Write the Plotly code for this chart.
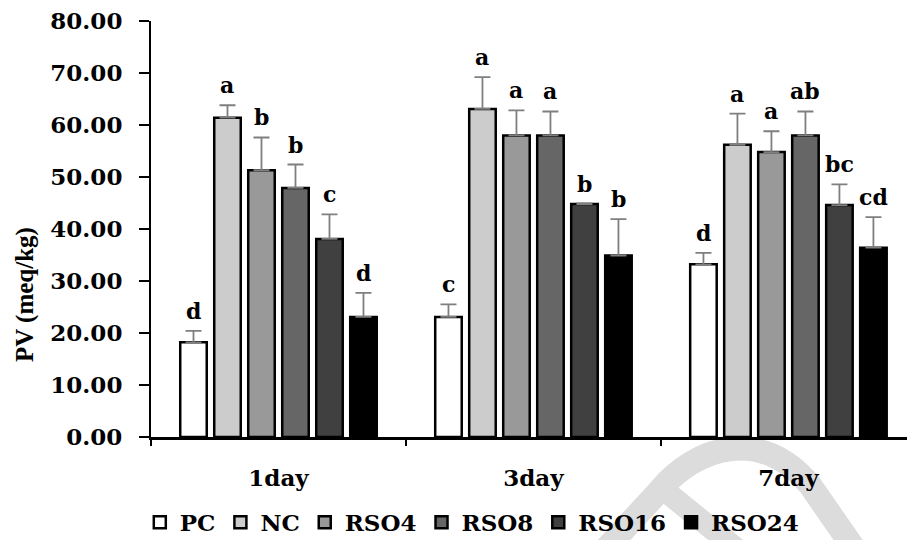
import plotly.graph_objects as go

categories = ["1day", "3day", "7day"]
series_names = ["PC", "NC", "RSO4", "RSO8", "RSO16", "RSO24"]
series_colors = ["#ffffff", "#cccccc", "#999999", "#666666", "#404040", "#000000"]

pc = [18.2, 23.1, 33.2]
nc = [61.4, 63.1, 56.2]
rso4 = [51.3, 58.0, 54.8]
rso8 = [47.9, 58.0, 58.0]
rso16 = [38.1, 44.8, 44.6]
rso24 = [23.1, 34.9, 36.4]

pc_err = [2.2, 2.4, 2.2]
nc_err = [2.4, 6.1, 6.0]
rso4_err = [6.3, 4.8, 4.0]
rso8_err = [4.5, 4.6, 4.6]
rso16_err = [4.7, 0.1, 4.0]
rso24_err = [4.6, 7.0, 5.9]

pc_lab = ["d", "c", "d"]
nc_lab = ["a", "a", "a"]
rso4_lab = ["b", "a", "a"]
rso8_lab = ["b", "a", "ab"]
rso16_lab = ["c", "b", "bc"]
rso24_lab = ["d", "b", "cd"]

values = [pc, nc, rso4, rso8, rso16, rso24]
errors = [pc_err, nc_err, rso4_err, rso8_err, rso16_err, rso24_err]
labels = [pc_lab, nc_lab, rso4_lab, rso8_lab, rso16_lab, rso24_lab]

FONT = "DejaVu Serif"
BARGAP = 0.2
W, H = 907, 540
ML, MR, MT, MB = 151, 0, 21, 103

fig = go.Figure()
for name, col, v, e in zip(series_names, series_colors, values, errors):
    fig.add_trace(go.Bar(
        x=categories, y=v, name=name,
        marker=dict(color=col, line=dict(color="#000000", width=2.5)),
        error_y=dict(type="data", array=e, arrayminus=[0] * len(e), symmetric=False,
                     color="#7f7f7f", thickness=1.8, width=8),
    ))

# significance letters above error bars
n = len(series_names)
slot = (1 - BARGAP) / n
annotations = []
for j, (v, e, lab) in enumerate(zip(values, errors, labels)):
    for i in range(len(categories)):
        annotations.append(dict(
            x=i - (1 - BARGAP) / 2 + (j + 0.5) * slot, y=v[i] + e[i],
            xref="x", yref="y", text=lab[i], showarrow=False,
            yanchor="bottom", yshift=5,
            font=dict(family=FONT, size=22, color="#000000", weight="bold"),
        ))

annotations.append(dict(
    x=(25 - ML) / (W - ML - MR), y=(H - MB - 295) / (H - MT - MB),
    xref="paper", yref="paper", text="PV (meq/kg)", textangle=-90, showarrow=False,
    xanchor="center", yanchor="middle",
    font=dict(family="Liberation Serif", size=25, color="#000000", weight="bold"),
))

# watermark (light grey arc) in pixel space converted to paper coords
pw, ph = W - ML - MR, H - MT - MB
def px(x, y):
    return f"{(x - ML) / pw:.4f},{(H - MB - y) / ph:.4f}"

arc = (f"M {px(605, 550)} L {px(660, 490)} C {px(695, 448)} {px(760, 425)} {px(810, 485)} "
       f"L {px(855, 550)}")
leg = f"M {px(664, 490)} L {px(738, 550)}"
shapes = [
    dict(type="path", path=arc, xref="paper", yref="paper", layer="below",
         line=dict(color="#dcdcdc", width=24)),
    dict(type="path", path=leg, xref="paper", yref="paper", layer="below",
         line=dict(color="#dcdcdc", width=22)),
]

fig.update_layout(
    width=W, height=H,
    margin=dict(l=ML, r=MR, t=MT, b=MB, autoexpand=False),
    paper_bgcolor="white", plot_bgcolor="rgba(0,0,0,0)",
    barmode="group", bargap=BARGAP, bargroupgap=0.22,
    font=dict(family=FONT, color="#000000"),
    showlegend=True,
    legend=dict(orientation="h", x=0.425, xanchor="center", y=-0.205, yanchor="middle",
                font=dict(family=FONT, size=23, color="#000000", weight="bold"),
                itemwidth=30, traceorder="normal", bgcolor="rgba(0,0,0,0)"),
    annotations=annotations,
    shapes=shapes,
    xaxis=dict(
        range=[-0.5, 2.465], showline=True, linecolor="#000000", linewidth=3,
        ticks="outside", tickson="boundaries", ticklen=6, tickwidth=2, tickcolor="#000000",
        tickfont=dict(family=FONT, size=23, color="#000000", weight="bold"),
        ticklabelstandoff=18, showgrid=False, zeroline=False, automargin=False,
    ),
    yaxis=dict(
        range=[0, 80], dtick=10, tickformat=".2f", showline=True, linecolor="#000000",
        linewidth=2, ticks="outside", ticklen=10, tickwidth=2, tickcolor="#000000",
        tickfont=dict(family=FONT, size=23, color="#000000", weight="bold"),
        ticklabelstandoff=12, showgrid=False, zeroline=False, automargin=False,
    ),
)

fig.write_html("out.html")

• Stated task
Keep the pictures out of the copy and write out the data exactly as it stands.

• Final result
Write the Plotly code for this chart.
import plotly.graph_objects as go

categories = ["1day", "3day", "7day"]
series_names = ["PC", "NC", "RSO4", "RSO8", "RSO16", "RSO24"]
series_colors = ["#ffffff", "#cccccc", "#999999", "#666666", "#404040", "#000000"]

pc = [18.2, 23.1, 33.2]
nc = [61.4, 63.1, 56.2]
rso4 = [51.3, 58.0, 54.8]
rso8 = [47.9, 58.0, 58.0]
rso16 = [38.1, 44.8, 44.6]
rso24 = [23.1, 34.9, 36.4]

pc_err = [2.2, 2.4, 2.2]
nc_err = [2.4, 6.1, 6.0]
rso4_err = [6.3, 4.8, 4.0]
rso8_err = [4.5, 4.6, 4.6]
rso16_err = [4.7, 0.1, 4.0]
rso24_err = [4.6, 7.0, 5.9]

pc_lab = ["d", "c", "d"]
nc_lab = ["a", "a", "a"]
rso4_lab = ["b", "a", "a"]
rso8_lab = ["b", "a", "ab"]
rso16_lab = ["c", "b", "bc"]
rso24_lab = ["d", "b", "cd"]

values = [pc, nc, rso4, rso8, rso16, rso24]
errors = [pc_err, nc_err, rso4_err, rso8_err, rso16_err, rso24_err]
labels = [pc_lab, nc_lab, rso4_lab, rso8_lab, rso16_lab, rso24_lab]

FONT = "DejaVu Serif"
BARGAP = 0.2
W, H = 907, 540
ML, MR, MT, MB = 151, 0, 21, 103

fig = go.Figure()
for name, col, v, e in zip(series_names, series_colors, values, errors):
    fig.add_trace(go.Bar(
        x=categories, y=v, name=name,
        marker=dict(color=col, line=dict(color="#000000", width=2.5)),
        error_y=dict(type="data", array=e, arrayminus=[0] * len(e), symmetric=False,
                     color="#7f7f7f", thickness=1.8, width=8),
    ))

# significance letters above error bars
n = len(series_names)
slot = (1 - BARGAP) / n
annotations = []
for j, (v, e, lab) in enumerate(zip(values, errors, labels)):
    for i in range(len(categories)):
        annotations.append(dict(
            x=i - (1 - BARGAP) / 2 + (j + 0.5) * slot, y=v[i] + e[i],
            xref="x", yref="y", text=lab[i], showarrow=False,
            yanchor="bottom", yshift=5,
            font=dict(family=FONT, size=22, color="#000000", weight="bold"),
        ))

annotations.append(dict(
    x=(25 - ML) / (W - ML - MR), y=(H - MB - 295) / (H - MT - MB),
    xref="paper", yref="paper", text="PV (meq/kg)", textangle=-90, showarrow=False,
    xanchor="center", yanchor="middle",
    font=dict(family="Liberation Serif", size=25, color="#000000", weight="bold"),
))

# watermark (light grey arc) in pixel space converted to paper coords
pw, ph = W - ML - MR, H - MT - MB
def px(x, y):
    return f"{(x - ML) / pw:.4f},{(H - MB - y) / ph:.4f}"

arc = (f"M {px(605, 550)} L {px(660, 490)} C {px(695, 448)} {px(760, 425)} {px(810, 485)} "
       f"L {px(855, 550)}")
leg = f"M {px(664, 490)} L {px(738, 550)}"
shapes = [
    dict(type="path", path=arc, xref="paper", yref="paper", layer="below",
         line=dict(color="#dcdcdc", width=24)),
    dict(type="path", path=leg, xref="paper", yref="paper", layer="below",
         line=dict(color="#dcdcdc", width=22)),
]

fig.update_layout(
    width=W, height=H,
    margin=dict(l=ML, r=MR, t=MT, b=MB, autoexpand=False),
    paper_bgcolor="white", plot_bgcolor="rgba(0,0,0,0)",
    barmode="group", bargap=BARGAP, bargroupgap=0.22,
    font=dict(family=FONT, color="#000000"),
    showlegend=True,
    legend=dict(orientation="h", x=0.425, xanchor="center", y=-0.205, yanchor="middle",
                font=dict(family=FONT, size=23, color="#000000", weight="bold"),
                itemwidth=30, traceorder="normal", bgcolor="rgba(0,0,0,0)"),
    annotations=annotations,
    shapes=shapes,
    xaxis=dict(
        range=[-0.5, 2.465], showline=True, linecolor="#000000", linewidth=3,
        ticks="outside", tickson="boundaries", ticklen=6, tickwidth=2, tickcolor="#000000",
        tickfont=dict(family=FONT, size=23, color="#000000", weight="bold"),
        ticklabelstandoff=18, showgrid=False, zeroline=False, automargin=False,
    ),
    yaxis=dict(
        range=[0, 80], dtick=10, tickformat=".2f", showline=True, linecolor="#000000",
        linewidth=2, ticks="outside", ticklen=10, tickwidth=2, tickcolor="#000000",
        tickfont=dict(family=FONT, size=23, color="#000000", weight="bold"),
        ticklabelstandoff=12, showgrid=False, zeroline=False, automargin=False,
    ),
)

fig.write_html("out.html")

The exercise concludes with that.